Now, Endsville

Writer / Artist
Now, Endsville
Now Endsville review
  • North American Publisher / ISBN: Kitchen Sink Press - 0-87816-235-6
  • Release date: 1993
  • Format: Black and white
  • UPC: 9780878162352
  • Contains adult content?: yes
  • Does this pass the Bechdel test?: yes
  • Positive minority portrayal?: yes
  • CATEGORIES: Humour, Slice of Life

Carol Lay is an under-rated treasure in the comics world. She supplies a unique perspective to her material, and it’s difficult to imagine anyone else being able to duplicate her personal blend of whimsical good humour and plots that veer off into left field (although Takeshi Tadatsu gives it a try in the later Strip Joint). There’s a heartening emotional core to all her best creations, and it should be underlined that despite romance and relationships being topics frequently explored this is material that men should also enjoy. In fact, many might be improved by understanding a woman’s perspective along with a lot of laughs.

That said, however, Now, Endsville is relatively early material. None is poor, and the cartooning throughout is fantastic, but this lacks the consistency Lay would later develop.

The opening strip is as good an example of any as to what Lay provides. A family discover a mysterious creature under their futon. It’s never fully seen, but emerges in quiet moments to divest the house of all dust, dirt, grime and household waste, depositing somewhat addictive lilac smelling balls. In five pages Lay introduces the creature’s habits, lays bare the family dynamics, and examines its loss. It’s a compact gem.

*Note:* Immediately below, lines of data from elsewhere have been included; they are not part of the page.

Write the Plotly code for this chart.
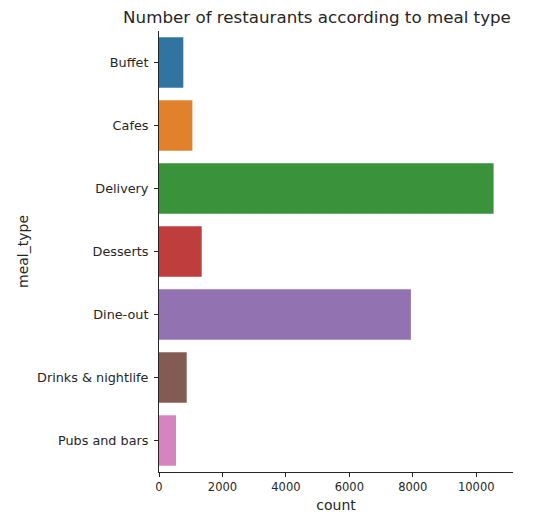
import plotly.graph_objects as go

categories = ["Buffet", "Cafes", "Delivery", "Desserts", "Dine-out", "Drinks & nightlife", "Pubs and bars"]
counts = [767, 1052, 10546, 1346, 7940, 873, 536]
colors = ["#3274a1", "#e1812c", "#3a923a", "#c03d3e", "#9372b2", "#845b53", "#d684bd"]
x_ticks = [0, 2000, 4000, 6000, 8000, 10000]

fig = go.Figure(go.Bar(
    x=counts, y=categories, orientation="h",
    marker=dict(color=colors, line=dict(width=0)),
    width=0.8,
))

W, H = 544, 513
L, R, T, B = 159, 31, 31, 41
fig.update_layout(
    width=W, height=H,
    margin=dict(l=L, r=R, t=T, b=B, autoexpand=False),
    plot_bgcolor="white", paper_bgcolor="white",
    font=dict(family="DejaVu Sans", color="#262626"),
    showlegend=False,
    bargap=0.2,
    title=dict(text="Number of restaurants according to meal type",
               x=317 / W, xanchor="center", xref="container",
               y=1 - 17 / H, yanchor="middle", yref="container",
               font=dict(size=16.7, color="#262626")),
)
fig.update_xaxes(
    range=[0, 11158], tickvals=x_ticks, ticktext=[str(v) for v in x_ticks],
    showgrid=False, zeroline=False, showline=True, linecolor="#262626", linewidth=1,
    ticks="outside", ticklen=4, tickcolor="#262626", tickfont=dict(size=11.5),
    automargin=False,
    title=dict(text="count", font=dict(size=14), standoff=8),
)
fig.update_yaxes(
    categoryorder="array", categoryarray=categories,
    range=[6.5, -0.5],
    showgrid=False, zeroline=False, showline=True, linecolor="#262626", linewidth=1,
    ticks="outside", ticklen=4, tickcolor="#262626", tickfont=dict(size=12.8),
    ticklabelstandoff=3,
    automargin=False,
    title=dict(text="meal_type", font=dict(size=14), standoff=5),
)
fig.write_html("out.html", config={"displayModeBar": False})

with open("out.html", "r", encoding="utf-8") as f:
    html = f.read()
html = html.replace("<head>", "<head><style>html,body{margin:0;padding:0;overflow:hidden;}</style>", 1)
with open("out.html", "w", encoding="utf-8") as f:
    f.write(html)
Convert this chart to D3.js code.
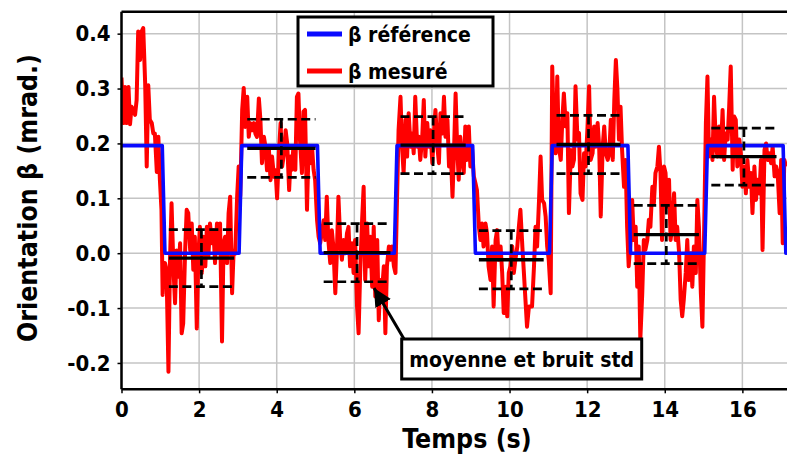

Compact gems are stock in trade for the syndicated Story Minute strips, delivering a complete tale in a page. The strips reprinted here, though, are the earliest material, and while they progress considerably with the decision to expand from eight larger panels to twelve slightly smaller boxes, the wilder and more imaginative content is located in Joy Ride, Strip Joint, and Illiterature.

Three longer narratives occupy the remainder of the book, each characteristically unique. ‘Sweet Sue’ concerns a woman attempting to change her life with products from blind potion maker Madame Asgar. It’s long on chase and short on plot. Madame Asgar is central to the best of the longer material ‘Invisible City’, in which she accompanies unpleasant company owner Harry Genius into the South American rain forest to collect nature’s bounty for her potions. In return for financing the trip Harry will acquire the commercial rights to four potions. Both characters remain true to themselves, and that has unfortunate consequences in what’s a strong ecological message bemoaning corporate culture.

The title story begins with Jill describing her ideal boyfriend to her psychoanalyst before meeting Steve as he bungee jumps, halting six inches from the pavement. Jill participates fully in thrill-seeking activities until a meeting with Steve’s mother proves a relationship breaker. Shortly after, though, with Steve lying in a coma, Jill takes the chance to undergo an experimental process that frees her spirit to retrieve his from limbo. While this has its moments, it’s stretched too far and runs out of steam before the conclusion.

Much of Now, Endsville is entertaining fun, yet it’s not Lay at her peak, and most material collected in her later books is.